» Exercise task:
Could the lines from the start of the data through the line with "(0,0) rectangle (1306,1008);" be set down exactly, with no pictures among them?

» Data block:
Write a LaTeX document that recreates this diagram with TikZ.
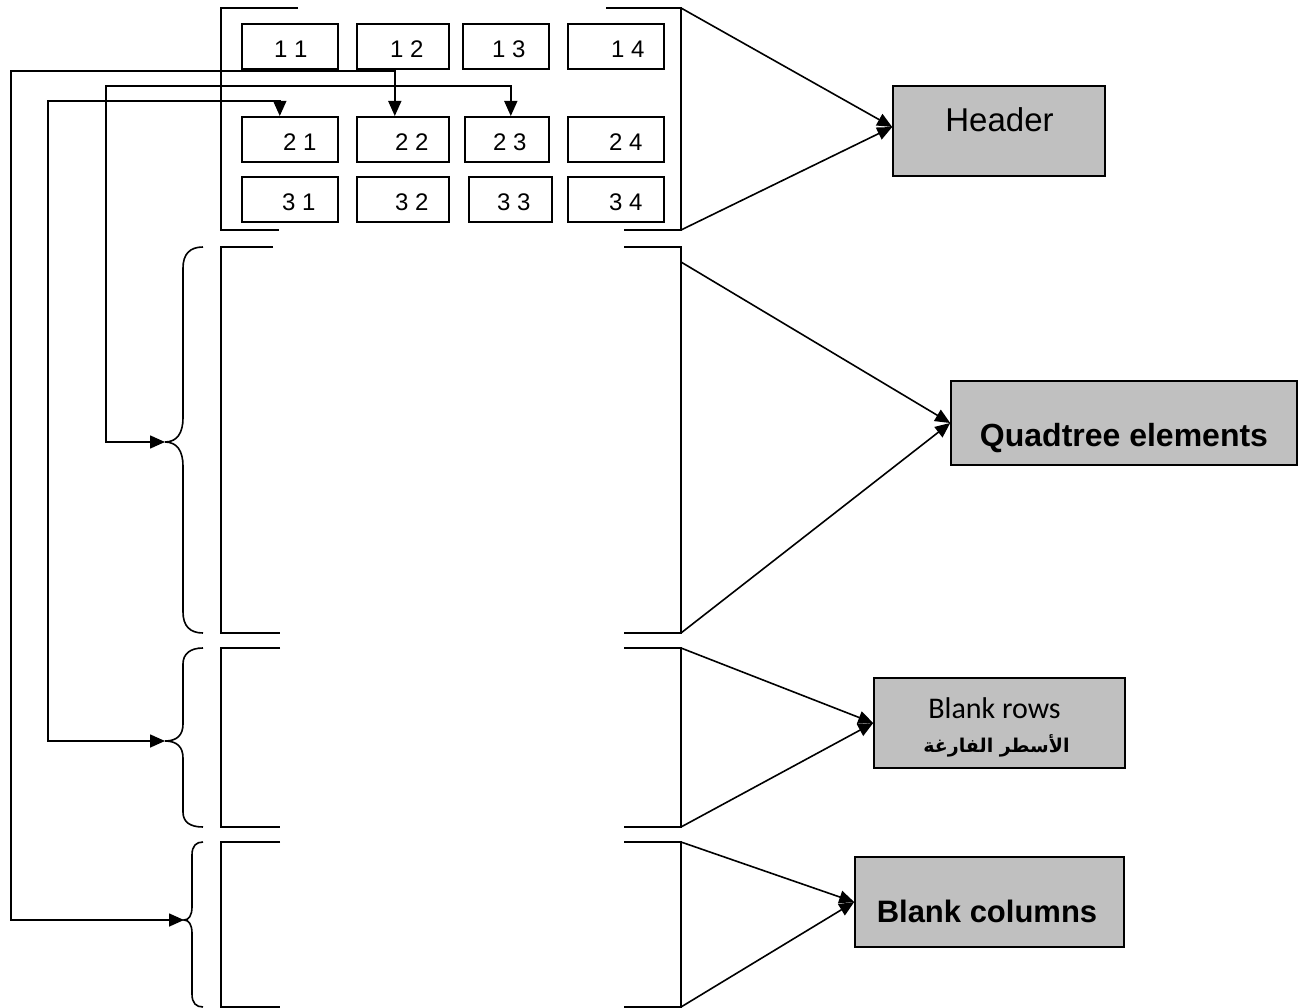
\documentclass[tikz,border=0pt]{standalone}
\usepackage{fontspec}
\setmainfont{Liberation Sans}
\newfontfamily\calibri{Carlito}
\newfontfamily\arabicfont[Script=Arabic]{DejaVu Sans}
\TeXXeTstate=1
\usetikzlibrary{arrows.meta}
\definecolor{boxgray}{HTML}{C0C0C0}
\tikzset{
  ln/.style={line width=1.6pt, line join=miter},
  arr/.style={ln, -{Triangle[length=15pt,width=13pt]}},
  biarr/.style={ln, {Triangle[length=15pt,width=13pt]}-{Triangle[length=15pt,width=13pt]}},
  cell/.style={draw, line width=1.6pt, minimum height=45pt, inner xsep=0pt, inner ysep=0pt,
    text height=34pt, text depth=11pt, font=\fontsize{24}{24}\selectfont},
  box/.style={draw, fill=boxgray, line width=1.6pt, inner sep=0pt},
  lbl/.style={anchor=base, inner sep=0pt}
}
\begin{document}
\begin{tikzpicture}[x=1pt,y=-1pt]
\useasboundingbox (0,0) rectangle (1306,1008);

% ---- cells ----
\node[cell, minimum width=96pt, anchor=north west] (c11) at (241,23)  {\hspace*{2pt}1 1};
\node[cell, minimum width=92pt, anchor=north west] (c12) at (356,23)  {\hspace*{8pt}1 2};
\node[cell, minimum width=86pt, anchor=north west] (c13) at (462,23)  {\hspace*{6pt}1 3};
\node[cell, minimum width=96pt, anchor=north west] (c14) at (567,23)  {\hspace*{24pt}1 4};
\node[cell, minimum width=96pt, anchor=north west] (c21) at (241,116) {\hspace*{20pt}2 1};
\node[cell, minimum width=92pt, anchor=north west] (c22) at (356,116) {\hspace*{18pt}2 2};
\node[cell, minimum width=84pt, anchor=north west] (c23) at (464,116) {\hspace*{6pt}2 3};
\node[cell, minimum width=96pt, anchor=north west] (c24) at (567,116) {\hspace*{20pt}2 4};
\node[cell, minimum width=96pt, anchor=north west] (c31) at (241,176) {\hspace*{18pt}3 1};
\node[cell, minimum width=92pt, anchor=north west] (c32) at (356,176) {\hspace*{18pt}3 2};
\node[cell, minimum width=83pt, anchor=north west] (c33) at (468,176) {\hspace*{7pt}3 3};
\node[cell, minimum width=96pt, anchor=north west] (c34) at (567,176) {\hspace*{20pt}3 4};

% ---- section brackets ----
\draw[ln] (298,8) -- (221,8) -- (221,230) -- (279,230);
\draw[ln] (606,8) -- (681,8) -- (681,230) -- (624,230);
\draw[ln] (273,247) -- (221,247) -- (221,633) -- (280,633);
\draw[ln] (624,247) -- (681,247) -- (681,633) -- (624,633);
\draw[ln] (280,648) -- (221,648) -- (221,827) -- (280,827);
\draw[ln] (624,648) -- (681,648) -- (681,827) -- (624,827);
\draw[ln] (280,842) -- (221,842) -- (221,1007) -- (280,1007);
\draw[ln] (624,842) -- (681,842) -- (681,1007) -- (624,1007);

% ---- brace tips ----
\coordinate (b2) at (165,442);
\coordinate (b3) at (165,741);
\coordinate (b4) at (184,920);

% ---- braces ----
\draw[ln] (203,247) .. controls (190,247) and (183,254) .. (183,268) -- (183,418)
  .. controls (183,433) and (177,442) .. (b2)
  .. controls (177,442) and (183,451) .. (183,466) -- (183,612)
  .. controls (183,626) and (190,633) .. (203,633);
\draw[ln] (203,648) .. controls (190,648) and (183,654) .. (183,664) -- (183,724)
  .. controls (183,735) and (177,741) .. (b3)
  .. controls (177,741) and (183,747) .. (183,758) -- (183,812)
  .. controls (183,822) and (190,827) .. (203,827);
\draw[ln] (203,842) .. controls (196,842) and (192,846) .. (192,855) -- (192,907)
  .. controls (192,915) and (189,920) .. (b4)
  .. controls (189,920) and (192,925) .. (192,933) -- (192,994)
  .. controls (192,1003) and (196,1007) .. (203,1007);

% ---- boxes ----
\node[box, minimum width=212pt, minimum height=90pt] (header) at (999,131) {};
\node[box, minimum width=346pt, minimum height=84pt] (quad) at (1124,423) {};
\node[box, minimum width=251pt, minimum height=90pt] (brows) at (999.5,723) {};
\node[box, minimum width=269pt, minimum height=90pt] (bcols) at (989.5,902) {};

\node[lbl, font=\fontsize{33}{33}\selectfont] (headerT) at (999.5,132) {Header};
\node[lbl, font=\bfseries\fontsize{32}{32}\selectfont] (quadT) at (1124,446) {Quadtree elements};
\node[lbl, font=\calibri\fontsize{30}{30}\selectfont] (browsT) at (994.5,718) {Blank rows};
\node[lbl, font=\arabicfont\bfseries\fontsize{19}{19}\selectfont] (browsA) at (996.5,752) {\beginR الأسطر الفارغة\endR};
\node[lbl, font=\bfseries\fontsize{31}{31}\selectfont] (bcolsT) at (987,922) {Blank columns};

% ---- bracket corners feeding the boxes ----
\coordinate (h1) at (681,8);
\coordinate (h2) at (681,230);
\coordinate (q1) at (681,262);
\coordinate (q2) at (681,633);
\coordinate (r1) at (681,648);
\coordinate (r2) at (681,827);
\coordinate (s1) at (681,842);
\coordinate (s2) at (681,1007);

\draw[arr] (h1) -- ([yshift=4pt]header.west);
\draw[arr] (h2) -- ([yshift=4pt]header.west);
\draw[arr] (q1) -- (quad.west);
\draw[arr] (q2) -- (quad.west);
\draw[arr] (r1) -- (brows.west);
\draw[arr] (r2) -- (brows.west);
\draw[arr] (s1) -- (bcols.west);
\draw[arr] (s2) -- (bcols.west);

% ---- routing connectors from braces to cells ----
\coordinate (k1) at (11,71);
\coordinate (k2) at (106,86);
\coordinate (k3) at (48,101);
\draw[biarr] (b4) -| (k1) -| ([xshift=-8pt]c22.north);
\draw[biarr] (b2) -| (k2) -| ([xshift=4pt]c23.north);
\draw[biarr] (b3) -| (k3) -| ([xshift=-10pt]c21.north);
\end{tikzpicture}
\end{document}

» Output of the task:
Write a LaTeX document that recreates this diagram with TikZ.
\documentclass[tikz,border=0pt]{standalone}
\usepackage{fontspec}
\setmainfont{Liberation Sans}
\newfontfamily\calibri{Carlito}
\newfontfamily\arabicfont[Script=Arabic]{DejaVu Sans}
\TeXXeTstate=1
\usetikzlibrary{arrows.meta}
\definecolor{boxgray}{HTML}{C0C0C0}
\tikzset{
  ln/.style={line width=1.6pt, line join=miter},
  arr/.style={ln, -{Triangle[length=15pt,width=13pt]}},
  biarr/.style={ln, {Triangle[length=15pt,width=13pt]}-{Triangle[length=15pt,width=13pt]}},
  cell/.style={draw, line width=1.6pt, minimum height=45pt, inner xsep=0pt, inner ysep=0pt,
    text height=34pt, text depth=11pt, font=\fontsize{24}{24}\selectfont},
  box/.style={draw, fill=boxgray, line width=1.6pt, inner sep=0pt},
  lbl/.style={anchor=base, inner sep=0pt}
}
\begin{document}
\begin{tikzpicture}[x=1pt,y=-1pt]
\useasboundingbox (0,0) rectangle (1306,1008);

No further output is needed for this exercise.